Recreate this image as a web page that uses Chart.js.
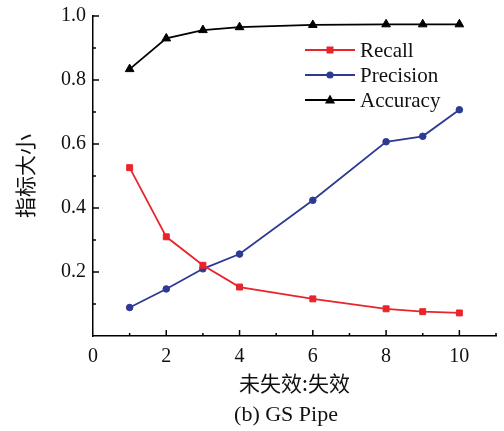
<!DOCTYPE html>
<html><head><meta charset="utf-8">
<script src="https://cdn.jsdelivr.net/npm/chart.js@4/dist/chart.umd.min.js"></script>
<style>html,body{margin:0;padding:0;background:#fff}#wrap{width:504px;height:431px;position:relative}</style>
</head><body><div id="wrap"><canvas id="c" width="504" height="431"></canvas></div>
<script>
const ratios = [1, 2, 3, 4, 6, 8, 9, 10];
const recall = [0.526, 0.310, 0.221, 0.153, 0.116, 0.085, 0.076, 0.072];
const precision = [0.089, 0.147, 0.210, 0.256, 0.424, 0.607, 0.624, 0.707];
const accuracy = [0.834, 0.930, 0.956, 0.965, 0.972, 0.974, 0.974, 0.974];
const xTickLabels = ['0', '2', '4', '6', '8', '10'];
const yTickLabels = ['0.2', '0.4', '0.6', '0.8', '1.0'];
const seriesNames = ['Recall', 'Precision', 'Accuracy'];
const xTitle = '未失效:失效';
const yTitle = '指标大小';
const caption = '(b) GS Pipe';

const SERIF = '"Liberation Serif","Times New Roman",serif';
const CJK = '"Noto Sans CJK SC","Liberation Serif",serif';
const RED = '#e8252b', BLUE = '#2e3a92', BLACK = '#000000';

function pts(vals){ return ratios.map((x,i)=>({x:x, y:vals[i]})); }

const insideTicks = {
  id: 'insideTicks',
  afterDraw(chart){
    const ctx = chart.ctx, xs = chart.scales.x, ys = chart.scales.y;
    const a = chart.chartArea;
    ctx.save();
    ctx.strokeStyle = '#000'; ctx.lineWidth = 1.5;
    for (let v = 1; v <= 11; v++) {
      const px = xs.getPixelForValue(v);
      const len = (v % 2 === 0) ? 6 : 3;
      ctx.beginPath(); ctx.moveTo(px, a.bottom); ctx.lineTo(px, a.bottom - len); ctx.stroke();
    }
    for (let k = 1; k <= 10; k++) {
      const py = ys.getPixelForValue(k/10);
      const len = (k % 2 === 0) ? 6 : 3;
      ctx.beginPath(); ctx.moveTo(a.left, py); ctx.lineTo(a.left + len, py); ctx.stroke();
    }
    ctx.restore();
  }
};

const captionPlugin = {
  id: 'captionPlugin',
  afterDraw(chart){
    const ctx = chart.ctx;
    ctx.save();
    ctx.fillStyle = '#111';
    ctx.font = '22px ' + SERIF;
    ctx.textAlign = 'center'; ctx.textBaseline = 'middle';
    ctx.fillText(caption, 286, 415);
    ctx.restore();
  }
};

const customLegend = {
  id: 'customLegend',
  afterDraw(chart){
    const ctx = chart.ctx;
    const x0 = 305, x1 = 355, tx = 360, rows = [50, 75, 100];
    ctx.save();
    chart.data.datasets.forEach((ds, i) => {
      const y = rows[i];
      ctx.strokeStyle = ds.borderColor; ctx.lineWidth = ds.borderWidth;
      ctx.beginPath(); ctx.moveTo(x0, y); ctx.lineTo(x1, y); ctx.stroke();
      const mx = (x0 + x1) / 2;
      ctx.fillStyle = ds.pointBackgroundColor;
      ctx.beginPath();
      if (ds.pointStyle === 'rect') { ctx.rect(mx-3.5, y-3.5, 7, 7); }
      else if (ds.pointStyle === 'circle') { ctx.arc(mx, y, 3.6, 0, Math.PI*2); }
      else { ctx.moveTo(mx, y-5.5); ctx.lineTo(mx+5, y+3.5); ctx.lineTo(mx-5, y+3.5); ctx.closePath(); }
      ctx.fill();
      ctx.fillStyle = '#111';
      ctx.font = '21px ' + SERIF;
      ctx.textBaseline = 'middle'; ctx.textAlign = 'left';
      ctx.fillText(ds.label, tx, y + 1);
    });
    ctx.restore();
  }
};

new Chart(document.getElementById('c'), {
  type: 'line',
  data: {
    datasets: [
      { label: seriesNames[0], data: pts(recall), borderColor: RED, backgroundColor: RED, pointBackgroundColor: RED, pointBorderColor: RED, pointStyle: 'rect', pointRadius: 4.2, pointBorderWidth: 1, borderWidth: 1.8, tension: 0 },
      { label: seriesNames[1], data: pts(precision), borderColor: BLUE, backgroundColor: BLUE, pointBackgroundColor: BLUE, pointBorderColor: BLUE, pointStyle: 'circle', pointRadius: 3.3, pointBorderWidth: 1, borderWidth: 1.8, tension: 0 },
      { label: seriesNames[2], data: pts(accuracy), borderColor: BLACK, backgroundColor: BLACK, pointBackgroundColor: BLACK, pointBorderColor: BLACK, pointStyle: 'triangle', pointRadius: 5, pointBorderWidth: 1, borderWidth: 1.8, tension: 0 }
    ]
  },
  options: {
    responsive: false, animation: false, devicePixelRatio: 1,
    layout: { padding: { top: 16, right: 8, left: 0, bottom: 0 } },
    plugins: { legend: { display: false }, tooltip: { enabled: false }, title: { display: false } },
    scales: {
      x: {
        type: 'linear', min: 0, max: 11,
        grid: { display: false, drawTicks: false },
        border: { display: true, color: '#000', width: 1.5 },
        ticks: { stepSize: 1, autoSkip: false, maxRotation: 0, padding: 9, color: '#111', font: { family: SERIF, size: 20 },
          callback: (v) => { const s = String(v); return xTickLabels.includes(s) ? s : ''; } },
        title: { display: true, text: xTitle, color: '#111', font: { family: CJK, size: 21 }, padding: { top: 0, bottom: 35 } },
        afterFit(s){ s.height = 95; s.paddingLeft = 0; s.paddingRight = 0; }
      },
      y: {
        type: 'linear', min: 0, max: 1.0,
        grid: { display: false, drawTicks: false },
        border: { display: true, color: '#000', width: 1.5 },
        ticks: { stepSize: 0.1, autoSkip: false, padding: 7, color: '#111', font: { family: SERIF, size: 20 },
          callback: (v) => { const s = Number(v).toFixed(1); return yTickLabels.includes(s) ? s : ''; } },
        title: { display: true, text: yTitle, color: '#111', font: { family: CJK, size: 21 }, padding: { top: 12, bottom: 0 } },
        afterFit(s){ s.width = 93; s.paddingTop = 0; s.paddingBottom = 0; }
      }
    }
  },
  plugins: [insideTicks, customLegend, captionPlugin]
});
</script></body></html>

———

• Requirement: Repeat the data above exactly, but not the pictures.

• Output below:
Recreate this image as a web page that uses Chart.js.
<!DOCTYPE html>
<html><head><meta charset="utf-8">
<script src="https://cdn.jsdelivr.net/npm/chart.js@4/dist/chart.umd.min.js"></script>
<style>html,body{margin:0;padding:0;background:#fff}#wrap{width:504px;height:431px;position:relative}</style>
</head><body><div id="wrap"><canvas id="c" width="504" height="431"></canvas></div>
<script>
const ratios = [1, 2, 3, 4, 6, 8, 9, 10];
const recall = [0.526, 0.310, 0.221, 0.153, 0.116, 0.085, 0.076, 0.072];
const precision = [0.089, 0.147, 0.210, 0.256, 0.424, 0.607, 0.624, 0.707];
const accuracy = [0.834, 0.930, 0.956, 0.965, 0.972, 0.974, 0.974, 0.974];
const xTickLabels = ['0', '2', '4', '6', '8', '10'];
const yTickLabels = ['0.2', '0.4', '0.6', '0.8', '1.0'];
const seriesNames = ['Recall', 'Precision', 'Accuracy'];
const xTitle = '未失效:失效';
const yTitle = '指标大小';
const caption = '(b) GS Pipe';

const SERIF = '"Liberation Serif","Times New Roman",serif';
const CJK = '"Noto Sans CJK SC","Liberation Serif",serif';
const RED = '#e8252b', BLUE = '#2e3a92', BLACK = '#000000';

function pts(vals){ return ratios.map((x,i)=>({x:x, y:vals[i]})); }

const insideTicks = {
  id: 'insideTicks',
  afterDraw(chart){
    const ctx = chart.ctx, xs = chart.scales.x, ys = chart.scales.y;
    const a = chart.chartArea;
    ctx.save();
    ctx.strokeStyle = '#000'; ctx.lineWidth = 1.5;
    for (let v = 1; v <= 11; v++) {
      const px = xs.getPixelForValue(v);
      const len = (v % 2 === 0) ? 6 : 3;
      ctx.beginPath(); ctx.moveTo(px, a.bottom); ctx.lineTo(px, a.bottom - len); ctx.stroke();
    }
    for (let k = 1; k <= 10; k++) {
      const py = ys.getPixelForValue(k/10);
      const len = (k % 2 === 0) ? 6 : 3;
      ctx.beginPath(); ctx.moveTo(a.left, py); ctx.lineTo(a.left + len, py); ctx.stroke();
    }
    ctx.restore();
  }
};

const captionPlugin = {
  id: 'captionPlugin',
  afterDraw(chart){
    const ctx = chart.ctx;
    ctx.save();
    ctx.fillStyle = '#111';
    ctx.font = '22px ' + SERIF;
    ctx.textAlign = 'center'; ctx.textBaseline = 'middle';
    ctx.fillText(caption, 286, 415);
    ctx.restore();
  }
};

const customLegend = {
  id: 'customLegend',
  afterDraw(chart){
    const ctx = chart.ctx;
    const x0 = 305, x1 = 355, tx = 360, rows = [50, 75, 100];
    ctx.save();
    chart.data.datasets.forEach((ds, i) => {
      const y = rows[i];
      ctx.strokeStyle = ds.borderColor; ctx.lineWidth = ds.borderWidth;
      ctx.beginPath(); ctx.moveTo(x0, y); ctx.lineTo(x1, y); ctx.stroke();
      const mx = (x0 + x1) / 2;
      ctx.fillStyle = ds.pointBackgroundColor;
      ctx.beginPath();
      if (ds.pointStyle === 'rect') { ctx.rect(mx-3.5, y-3.5, 7, 7); }
      else if (ds.pointStyle === 'circle') { ctx.arc(mx, y, 3.6, 0, Math.PI*2); }
      else { ctx.moveTo(mx, y-5.5); ctx.lineTo(mx+5, y+3.5); ctx.lineTo(mx-5, y+3.5); ctx.closePath(); }
      ctx.fill();
      ctx.fillStyle = '#111';
      ctx.font = '21px ' + SERIF;
      ctx.textBaseline = 'middle'; ctx.textAlign = 'left';
      ctx.fillText(ds.label, tx, y + 1);
    });
    ctx.restore();
  }
};

new Chart(document.getElementById('c'), {
  type: 'line',
  data: {
    datasets: [
      { label: seriesNames[0], data: pts(recall), borderColor: RED, backgroundColor: RED, pointBackgroundColor: RED, pointBorderColor: RED, pointStyle: 'rect', pointRadius: 4.2, pointBorderWidth: 1, borderWidth: 1.8, tension: 0 },
      { label: seriesNames[1], data: pts(precision), borderColor: BLUE, backgroundColor: BLUE, pointBackgroundColor: BLUE, pointBorderColor: BLUE, pointStyle: 'circle', pointRadius: 3.3, pointBorderWidth: 1, borderWidth: 1.8, tension: 0 },
      { label: seriesNames[2], data: pts(accuracy), borderColor: BLACK, backgroundColor: BLACK, pointBackgroundColor: BLACK, pointBorderColor: BLACK, pointStyle: 'triangle', pointRadius: 5, pointBorderWidth: 1, borderWidth: 1.8, tension: 0 }
    ]
  },
  options: {
    responsive: false, animation: false, devicePixelRatio: 1,
    layout: { padding: { top: 16, right: 8, left: 0, bottom: 0 } },
    plugins: { legend: { display: false }, tooltip: { enabled: false }, title: { display: false } },
    scales: {
      x: {
        type: 'linear', min: 0, max: 11,
        grid: { display: false, drawTicks: false },
        border: { display: true, color: '#000', width: 1.5 },
        ticks: { stepSize: 1, autoSkip: false, maxRotation: 0, padding: 9, color: '#111', font: { family: SERIF, size: 20 },
          callback: (v) => { const s = String(v); return xTickLabels.includes(s) ? s : ''; } },
        title: { display: true, text: xTitle, color: '#111', font: { family: CJK, size: 21 }, padding: { top: 0, bottom: 35 } },
        afterFit(s){ s.height = 95; s.paddingLeft = 0; s.paddingRight = 0; }
      },
      y: {
        type: 'linear', min: 0, max: 1.0,
        grid: { display: false, drawTicks: false },
        border: { display: true, color: '#000', width: 1.5 },
        ticks: { stepSize: 0.1, autoSkip: false, padding: 7, color: '#111', font: { family: SERIF, size: 20 },
          callback: (v) => { const s = Number(v).toFixed(1); return yTickLabels.includes(s) ? s : ''; } },
        title: { display: true, text: yTitle, color: '#111', font: { family: CJK, size: 21 }, padding: { top: 12, bottom: 0 } },
        afterFit(s){ s.width = 93; s.paddingTop = 0; s.paddingBottom = 0; }
      }
    }
  },
  plugins: [insideTicks, customLegend, captionPlugin]
});
</script></body></html>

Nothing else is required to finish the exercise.